--- Data rows ---
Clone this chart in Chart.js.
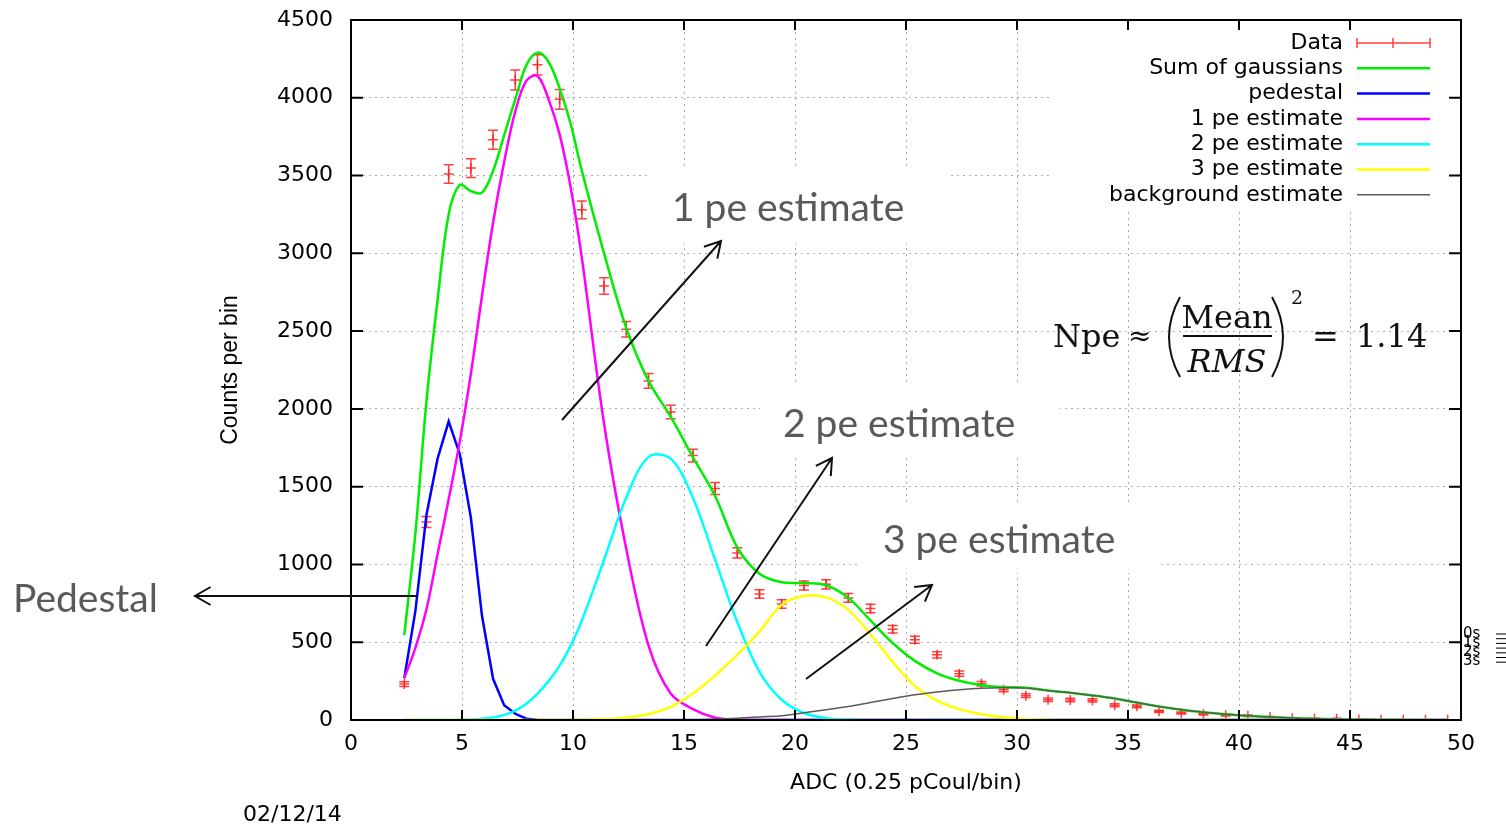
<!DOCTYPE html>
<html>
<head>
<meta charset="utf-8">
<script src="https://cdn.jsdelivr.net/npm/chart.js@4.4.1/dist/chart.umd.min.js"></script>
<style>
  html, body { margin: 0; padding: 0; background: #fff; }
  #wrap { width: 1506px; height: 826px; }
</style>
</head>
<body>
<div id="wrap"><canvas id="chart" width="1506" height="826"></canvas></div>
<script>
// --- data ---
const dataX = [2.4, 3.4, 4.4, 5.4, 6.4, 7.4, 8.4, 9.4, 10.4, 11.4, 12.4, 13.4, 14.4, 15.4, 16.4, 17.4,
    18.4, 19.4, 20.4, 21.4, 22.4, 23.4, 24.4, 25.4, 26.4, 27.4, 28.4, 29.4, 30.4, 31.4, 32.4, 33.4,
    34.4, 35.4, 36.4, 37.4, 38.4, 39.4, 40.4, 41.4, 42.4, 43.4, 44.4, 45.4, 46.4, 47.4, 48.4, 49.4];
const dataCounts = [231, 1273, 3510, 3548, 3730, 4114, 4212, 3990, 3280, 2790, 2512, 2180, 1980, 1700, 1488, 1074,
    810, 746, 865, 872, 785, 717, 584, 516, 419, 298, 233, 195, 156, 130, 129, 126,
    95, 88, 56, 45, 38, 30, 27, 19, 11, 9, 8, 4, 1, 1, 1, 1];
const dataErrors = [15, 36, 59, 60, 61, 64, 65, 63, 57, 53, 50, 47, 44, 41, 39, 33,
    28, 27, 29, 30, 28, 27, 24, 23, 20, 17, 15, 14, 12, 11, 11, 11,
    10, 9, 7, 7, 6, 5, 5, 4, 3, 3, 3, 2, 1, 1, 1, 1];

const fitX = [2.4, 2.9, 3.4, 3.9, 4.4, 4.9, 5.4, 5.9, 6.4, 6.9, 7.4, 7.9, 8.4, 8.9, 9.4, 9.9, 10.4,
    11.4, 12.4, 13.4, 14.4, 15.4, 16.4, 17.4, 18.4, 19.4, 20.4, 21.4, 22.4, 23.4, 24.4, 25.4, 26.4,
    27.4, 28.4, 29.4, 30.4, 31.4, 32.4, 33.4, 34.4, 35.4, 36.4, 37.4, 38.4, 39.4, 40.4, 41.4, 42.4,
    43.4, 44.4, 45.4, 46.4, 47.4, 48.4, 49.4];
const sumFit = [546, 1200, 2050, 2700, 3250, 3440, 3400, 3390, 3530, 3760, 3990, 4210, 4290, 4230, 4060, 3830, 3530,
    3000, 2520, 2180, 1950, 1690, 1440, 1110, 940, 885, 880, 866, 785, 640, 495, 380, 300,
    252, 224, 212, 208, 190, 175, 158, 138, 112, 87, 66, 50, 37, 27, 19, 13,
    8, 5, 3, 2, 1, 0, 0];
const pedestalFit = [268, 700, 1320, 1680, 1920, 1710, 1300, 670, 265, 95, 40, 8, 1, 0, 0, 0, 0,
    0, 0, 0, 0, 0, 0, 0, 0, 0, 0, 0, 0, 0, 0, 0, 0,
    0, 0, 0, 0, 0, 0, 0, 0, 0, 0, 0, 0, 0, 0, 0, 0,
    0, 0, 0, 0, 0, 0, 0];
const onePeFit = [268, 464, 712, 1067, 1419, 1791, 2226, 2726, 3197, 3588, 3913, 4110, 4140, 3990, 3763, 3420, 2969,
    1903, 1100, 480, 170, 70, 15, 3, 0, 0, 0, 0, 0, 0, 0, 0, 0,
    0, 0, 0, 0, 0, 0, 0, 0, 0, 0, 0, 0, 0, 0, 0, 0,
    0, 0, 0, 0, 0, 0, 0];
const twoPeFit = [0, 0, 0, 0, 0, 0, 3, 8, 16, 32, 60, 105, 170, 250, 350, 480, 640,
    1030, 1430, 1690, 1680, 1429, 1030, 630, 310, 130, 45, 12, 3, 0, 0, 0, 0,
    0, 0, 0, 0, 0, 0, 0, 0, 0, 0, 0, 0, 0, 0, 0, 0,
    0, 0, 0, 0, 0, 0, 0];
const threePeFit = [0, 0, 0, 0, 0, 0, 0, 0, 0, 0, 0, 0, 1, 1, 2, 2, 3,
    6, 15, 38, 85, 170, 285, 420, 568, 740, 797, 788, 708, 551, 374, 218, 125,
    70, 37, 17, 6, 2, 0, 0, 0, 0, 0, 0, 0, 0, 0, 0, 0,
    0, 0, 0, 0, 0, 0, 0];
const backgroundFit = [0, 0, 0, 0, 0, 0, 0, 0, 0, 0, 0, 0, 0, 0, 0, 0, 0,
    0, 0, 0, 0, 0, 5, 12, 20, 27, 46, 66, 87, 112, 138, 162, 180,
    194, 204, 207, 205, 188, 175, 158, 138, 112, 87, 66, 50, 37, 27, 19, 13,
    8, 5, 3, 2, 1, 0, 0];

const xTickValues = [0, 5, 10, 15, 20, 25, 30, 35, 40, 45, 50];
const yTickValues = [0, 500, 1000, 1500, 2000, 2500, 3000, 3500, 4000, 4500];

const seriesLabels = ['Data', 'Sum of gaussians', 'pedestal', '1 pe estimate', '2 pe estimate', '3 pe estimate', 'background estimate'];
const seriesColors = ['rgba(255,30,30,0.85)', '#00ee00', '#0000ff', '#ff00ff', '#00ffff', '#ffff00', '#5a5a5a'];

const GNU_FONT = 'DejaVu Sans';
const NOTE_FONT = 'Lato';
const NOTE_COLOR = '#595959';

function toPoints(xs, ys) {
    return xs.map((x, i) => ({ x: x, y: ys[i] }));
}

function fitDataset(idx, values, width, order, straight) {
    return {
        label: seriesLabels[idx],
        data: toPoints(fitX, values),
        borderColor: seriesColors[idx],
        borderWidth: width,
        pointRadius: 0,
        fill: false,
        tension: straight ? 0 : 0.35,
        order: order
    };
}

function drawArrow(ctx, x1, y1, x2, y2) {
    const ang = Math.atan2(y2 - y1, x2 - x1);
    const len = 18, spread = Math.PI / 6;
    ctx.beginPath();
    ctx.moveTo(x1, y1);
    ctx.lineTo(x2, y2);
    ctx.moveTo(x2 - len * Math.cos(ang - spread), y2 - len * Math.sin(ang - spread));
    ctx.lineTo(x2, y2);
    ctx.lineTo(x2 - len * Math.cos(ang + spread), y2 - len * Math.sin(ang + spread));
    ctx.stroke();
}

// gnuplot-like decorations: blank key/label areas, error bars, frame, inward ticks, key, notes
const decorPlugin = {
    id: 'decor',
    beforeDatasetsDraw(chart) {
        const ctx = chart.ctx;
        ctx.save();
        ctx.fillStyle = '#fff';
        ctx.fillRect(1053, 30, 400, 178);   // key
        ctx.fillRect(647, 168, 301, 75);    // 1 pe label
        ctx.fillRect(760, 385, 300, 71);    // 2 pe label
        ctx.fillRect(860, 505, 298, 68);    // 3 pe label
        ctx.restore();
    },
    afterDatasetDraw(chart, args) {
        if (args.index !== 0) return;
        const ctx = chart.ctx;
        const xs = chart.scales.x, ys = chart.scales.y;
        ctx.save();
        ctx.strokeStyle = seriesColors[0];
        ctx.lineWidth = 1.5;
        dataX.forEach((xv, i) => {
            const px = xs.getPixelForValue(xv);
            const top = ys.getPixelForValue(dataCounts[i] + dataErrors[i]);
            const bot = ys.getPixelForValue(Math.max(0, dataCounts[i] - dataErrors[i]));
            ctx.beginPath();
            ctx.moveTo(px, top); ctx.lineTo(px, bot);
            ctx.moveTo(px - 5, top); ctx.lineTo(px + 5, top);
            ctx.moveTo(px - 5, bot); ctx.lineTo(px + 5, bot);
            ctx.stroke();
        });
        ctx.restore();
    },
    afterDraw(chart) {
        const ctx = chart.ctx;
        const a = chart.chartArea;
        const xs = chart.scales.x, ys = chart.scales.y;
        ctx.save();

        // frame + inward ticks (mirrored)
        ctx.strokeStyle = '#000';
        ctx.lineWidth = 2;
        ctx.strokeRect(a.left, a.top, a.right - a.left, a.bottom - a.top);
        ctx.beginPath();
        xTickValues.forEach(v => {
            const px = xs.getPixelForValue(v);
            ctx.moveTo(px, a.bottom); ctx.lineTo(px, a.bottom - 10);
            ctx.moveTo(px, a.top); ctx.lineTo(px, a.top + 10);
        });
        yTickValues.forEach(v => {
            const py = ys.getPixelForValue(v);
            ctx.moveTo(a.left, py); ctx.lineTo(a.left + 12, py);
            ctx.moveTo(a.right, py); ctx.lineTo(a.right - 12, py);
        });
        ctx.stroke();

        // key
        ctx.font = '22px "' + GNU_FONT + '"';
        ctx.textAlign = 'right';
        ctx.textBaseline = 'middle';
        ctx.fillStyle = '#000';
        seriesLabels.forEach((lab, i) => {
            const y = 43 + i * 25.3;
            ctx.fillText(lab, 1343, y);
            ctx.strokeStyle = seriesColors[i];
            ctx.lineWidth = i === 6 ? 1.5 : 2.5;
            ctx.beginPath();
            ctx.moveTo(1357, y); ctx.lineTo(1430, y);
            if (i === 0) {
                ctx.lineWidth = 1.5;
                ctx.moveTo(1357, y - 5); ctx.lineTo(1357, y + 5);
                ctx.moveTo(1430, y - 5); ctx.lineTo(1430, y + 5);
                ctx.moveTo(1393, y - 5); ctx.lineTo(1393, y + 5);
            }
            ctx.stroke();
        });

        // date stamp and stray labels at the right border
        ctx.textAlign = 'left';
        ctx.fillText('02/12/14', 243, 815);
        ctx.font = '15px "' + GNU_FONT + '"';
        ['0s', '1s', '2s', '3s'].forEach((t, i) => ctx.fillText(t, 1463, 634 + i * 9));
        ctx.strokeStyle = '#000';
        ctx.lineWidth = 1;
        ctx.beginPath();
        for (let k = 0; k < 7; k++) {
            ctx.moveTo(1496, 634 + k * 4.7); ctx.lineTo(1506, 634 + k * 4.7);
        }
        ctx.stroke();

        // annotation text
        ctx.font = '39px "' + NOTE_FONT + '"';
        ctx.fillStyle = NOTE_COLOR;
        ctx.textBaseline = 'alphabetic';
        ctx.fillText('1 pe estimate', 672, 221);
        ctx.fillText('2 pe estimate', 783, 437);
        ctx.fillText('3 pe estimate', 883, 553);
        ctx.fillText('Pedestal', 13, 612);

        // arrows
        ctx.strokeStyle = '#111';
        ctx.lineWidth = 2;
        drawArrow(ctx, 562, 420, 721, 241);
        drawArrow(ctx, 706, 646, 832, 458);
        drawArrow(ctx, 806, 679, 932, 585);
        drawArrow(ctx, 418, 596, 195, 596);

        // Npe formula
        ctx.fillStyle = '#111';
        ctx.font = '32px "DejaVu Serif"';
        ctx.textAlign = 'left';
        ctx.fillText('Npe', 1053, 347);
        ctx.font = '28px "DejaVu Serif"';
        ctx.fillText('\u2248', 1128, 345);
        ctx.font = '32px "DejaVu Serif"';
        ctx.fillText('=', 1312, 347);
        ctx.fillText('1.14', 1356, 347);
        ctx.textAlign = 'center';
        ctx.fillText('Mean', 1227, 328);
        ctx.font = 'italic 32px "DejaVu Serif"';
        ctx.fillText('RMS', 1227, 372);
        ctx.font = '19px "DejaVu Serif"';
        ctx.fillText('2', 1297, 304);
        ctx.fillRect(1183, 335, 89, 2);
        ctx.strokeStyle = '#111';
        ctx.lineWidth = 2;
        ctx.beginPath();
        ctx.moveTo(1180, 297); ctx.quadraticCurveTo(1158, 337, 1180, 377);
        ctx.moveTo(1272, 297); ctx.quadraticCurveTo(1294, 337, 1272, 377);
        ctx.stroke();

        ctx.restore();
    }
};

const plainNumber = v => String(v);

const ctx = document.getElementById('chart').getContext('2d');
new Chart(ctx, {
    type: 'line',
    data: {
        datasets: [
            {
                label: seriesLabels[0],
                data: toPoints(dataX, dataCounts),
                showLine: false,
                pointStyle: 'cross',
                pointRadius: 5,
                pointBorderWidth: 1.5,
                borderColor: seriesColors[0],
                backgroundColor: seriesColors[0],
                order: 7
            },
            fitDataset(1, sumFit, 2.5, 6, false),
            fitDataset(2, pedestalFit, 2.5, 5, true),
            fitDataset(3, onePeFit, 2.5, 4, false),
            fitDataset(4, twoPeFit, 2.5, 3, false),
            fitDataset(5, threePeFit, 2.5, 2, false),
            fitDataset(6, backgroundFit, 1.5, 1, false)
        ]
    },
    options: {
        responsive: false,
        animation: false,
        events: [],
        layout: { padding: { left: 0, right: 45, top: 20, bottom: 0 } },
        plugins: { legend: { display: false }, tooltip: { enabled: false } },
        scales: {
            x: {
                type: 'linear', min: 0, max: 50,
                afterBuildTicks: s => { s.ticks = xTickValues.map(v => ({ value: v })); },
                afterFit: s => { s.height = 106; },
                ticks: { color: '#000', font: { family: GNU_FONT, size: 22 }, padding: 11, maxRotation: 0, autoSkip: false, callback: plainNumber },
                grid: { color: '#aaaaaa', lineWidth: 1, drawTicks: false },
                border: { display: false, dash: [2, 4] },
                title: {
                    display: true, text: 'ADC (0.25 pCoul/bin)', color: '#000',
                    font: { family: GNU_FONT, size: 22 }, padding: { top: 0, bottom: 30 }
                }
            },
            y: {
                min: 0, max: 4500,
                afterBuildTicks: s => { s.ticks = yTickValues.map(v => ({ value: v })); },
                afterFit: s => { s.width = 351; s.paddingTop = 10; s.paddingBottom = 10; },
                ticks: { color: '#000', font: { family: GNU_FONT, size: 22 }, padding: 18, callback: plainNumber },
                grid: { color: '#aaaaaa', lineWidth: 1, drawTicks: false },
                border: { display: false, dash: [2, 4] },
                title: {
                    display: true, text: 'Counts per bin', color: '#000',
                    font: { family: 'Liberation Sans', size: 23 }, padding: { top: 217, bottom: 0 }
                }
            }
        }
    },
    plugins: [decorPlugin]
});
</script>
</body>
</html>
---
--- Data rows ---
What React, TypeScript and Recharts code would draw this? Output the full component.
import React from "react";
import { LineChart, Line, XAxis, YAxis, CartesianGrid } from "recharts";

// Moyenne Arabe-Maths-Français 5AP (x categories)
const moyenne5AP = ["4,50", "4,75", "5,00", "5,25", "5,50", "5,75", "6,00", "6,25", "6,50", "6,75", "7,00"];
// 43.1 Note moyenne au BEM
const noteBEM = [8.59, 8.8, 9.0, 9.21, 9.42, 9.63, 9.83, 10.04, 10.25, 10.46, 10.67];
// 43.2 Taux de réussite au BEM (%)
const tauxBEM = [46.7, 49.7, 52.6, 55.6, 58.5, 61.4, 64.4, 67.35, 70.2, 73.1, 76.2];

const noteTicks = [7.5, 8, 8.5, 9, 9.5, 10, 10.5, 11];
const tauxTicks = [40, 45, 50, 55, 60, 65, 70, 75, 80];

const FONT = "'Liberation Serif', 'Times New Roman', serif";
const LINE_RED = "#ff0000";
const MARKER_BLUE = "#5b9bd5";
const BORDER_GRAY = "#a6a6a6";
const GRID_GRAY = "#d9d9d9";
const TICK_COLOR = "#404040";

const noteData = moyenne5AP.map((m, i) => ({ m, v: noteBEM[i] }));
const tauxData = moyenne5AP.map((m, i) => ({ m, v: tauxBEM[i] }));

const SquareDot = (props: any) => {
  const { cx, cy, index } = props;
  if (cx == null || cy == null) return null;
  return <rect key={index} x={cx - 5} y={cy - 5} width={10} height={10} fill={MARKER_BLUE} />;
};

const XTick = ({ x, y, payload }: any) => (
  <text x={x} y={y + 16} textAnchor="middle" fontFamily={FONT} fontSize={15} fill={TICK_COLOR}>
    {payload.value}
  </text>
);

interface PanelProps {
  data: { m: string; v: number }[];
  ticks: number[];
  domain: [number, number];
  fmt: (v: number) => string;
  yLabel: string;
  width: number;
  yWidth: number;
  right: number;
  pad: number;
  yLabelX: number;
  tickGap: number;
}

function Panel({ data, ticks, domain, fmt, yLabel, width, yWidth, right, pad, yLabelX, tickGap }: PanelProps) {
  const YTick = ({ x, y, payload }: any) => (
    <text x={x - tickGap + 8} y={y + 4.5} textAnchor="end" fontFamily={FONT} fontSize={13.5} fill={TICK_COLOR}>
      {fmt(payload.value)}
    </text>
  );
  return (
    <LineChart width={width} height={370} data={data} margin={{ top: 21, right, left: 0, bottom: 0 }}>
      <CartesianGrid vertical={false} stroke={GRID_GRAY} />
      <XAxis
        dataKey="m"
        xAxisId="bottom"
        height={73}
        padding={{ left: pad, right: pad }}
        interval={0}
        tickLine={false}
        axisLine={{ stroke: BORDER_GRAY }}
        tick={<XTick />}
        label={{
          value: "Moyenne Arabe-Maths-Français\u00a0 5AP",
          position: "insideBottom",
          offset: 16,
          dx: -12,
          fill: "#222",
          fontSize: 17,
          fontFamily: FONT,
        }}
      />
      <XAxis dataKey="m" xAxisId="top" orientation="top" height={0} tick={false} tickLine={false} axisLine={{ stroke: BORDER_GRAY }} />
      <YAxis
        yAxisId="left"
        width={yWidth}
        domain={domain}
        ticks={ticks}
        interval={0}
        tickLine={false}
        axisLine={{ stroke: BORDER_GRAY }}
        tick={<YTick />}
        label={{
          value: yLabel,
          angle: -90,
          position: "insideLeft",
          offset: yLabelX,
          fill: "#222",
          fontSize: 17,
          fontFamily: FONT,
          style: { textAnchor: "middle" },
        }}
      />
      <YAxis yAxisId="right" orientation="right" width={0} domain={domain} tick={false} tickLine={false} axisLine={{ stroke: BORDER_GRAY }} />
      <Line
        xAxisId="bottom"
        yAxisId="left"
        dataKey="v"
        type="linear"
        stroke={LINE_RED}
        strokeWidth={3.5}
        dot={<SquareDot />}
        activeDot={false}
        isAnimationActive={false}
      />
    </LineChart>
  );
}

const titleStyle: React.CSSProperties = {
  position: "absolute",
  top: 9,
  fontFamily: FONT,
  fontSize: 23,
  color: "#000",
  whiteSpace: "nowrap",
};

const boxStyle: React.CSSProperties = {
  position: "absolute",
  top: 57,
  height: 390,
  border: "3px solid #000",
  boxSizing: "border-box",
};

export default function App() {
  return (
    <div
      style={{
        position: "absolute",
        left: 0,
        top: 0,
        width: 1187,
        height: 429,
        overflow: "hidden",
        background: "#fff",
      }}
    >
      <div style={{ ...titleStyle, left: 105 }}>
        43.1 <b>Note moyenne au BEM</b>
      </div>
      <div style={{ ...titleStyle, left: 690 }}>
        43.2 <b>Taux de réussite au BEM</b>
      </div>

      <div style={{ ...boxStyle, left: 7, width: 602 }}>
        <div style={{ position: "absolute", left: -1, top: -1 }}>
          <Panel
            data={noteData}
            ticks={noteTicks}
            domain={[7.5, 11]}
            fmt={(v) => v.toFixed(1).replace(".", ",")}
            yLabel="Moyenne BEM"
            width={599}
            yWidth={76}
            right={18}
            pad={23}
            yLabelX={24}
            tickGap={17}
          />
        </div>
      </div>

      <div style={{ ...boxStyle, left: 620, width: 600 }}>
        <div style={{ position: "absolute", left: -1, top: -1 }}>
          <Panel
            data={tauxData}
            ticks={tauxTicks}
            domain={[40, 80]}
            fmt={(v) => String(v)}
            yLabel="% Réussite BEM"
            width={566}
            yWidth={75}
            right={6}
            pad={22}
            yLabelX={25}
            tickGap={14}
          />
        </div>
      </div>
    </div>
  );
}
---
**What is expected**.
Give only the lines from the one with "Clone this chart in Chart.js." to the one with "2, 1, 1, 1, 1];", both included, again and exactly; leave the images out.

**Response below**.
Clone this chart in Chart.js.
<!DOCTYPE html>
<html>
<head>
<meta charset="utf-8">
<script src="https://cdn.jsdelivr.net/npm/chart.js@4.4.1/dist/chart.umd.min.js"></script>
<style>
  html, body { margin: 0; padding: 0; background: #fff; }
  #wrap { width: 1506px; height: 826px; }
</style>
</head>
<body>
<div id="wrap"><canvas id="chart" width="1506" height="826"></canvas></div>
<script>
// --- data ---
const dataX = [2.4, 3.4, 4.4, 5.4, 6.4, 7.4, 8.4, 9.4, 10.4, 11.4, 12.4, 13.4, 14.4, 15.4, 16.4, 17.4,
    18.4, 19.4, 20.4, 21.4, 22.4, 23.4, 24.4, 25.4, 26.4, 27.4, 28.4, 29.4, 30.4, 31.4, 32.4, 33.4,
    34.4, 35.4, 36.4, 37.4, 38.4, 39.4, 40.4, 41.4, 42.4, 43.4, 44.4, 45.4, 46.4, 47.4, 48.4, 49.4];
const dataCounts = [231, 1273, 3510, 3548, 3730, 4114, 4212, 3990, 3280, 2790, 2512, 2180, 1980, 1700, 1488, 1074,
    810, 746, 865, 872, 785, 717, 584, 516, 419, 298, 233, 195, 156, 130, 129, 126,
    95, 88, 56, 45, 38, 30, 27, 19, 11, 9, 8, 4, 1, 1, 1, 1];
const dataErrors = [15, 36, 59, 60, 61, 64, 65, 63, 57, 53, 50, 47, 44, 41, 39, 33,
    28, 27, 29, 30, 28, 27, 24, 23, 20, 17, 15, 14, 12, 11, 11, 11,
    10, 9, 7, 7, 6, 5, 5, 4, 3, 3, 3, 2, 1, 1, 1, 1];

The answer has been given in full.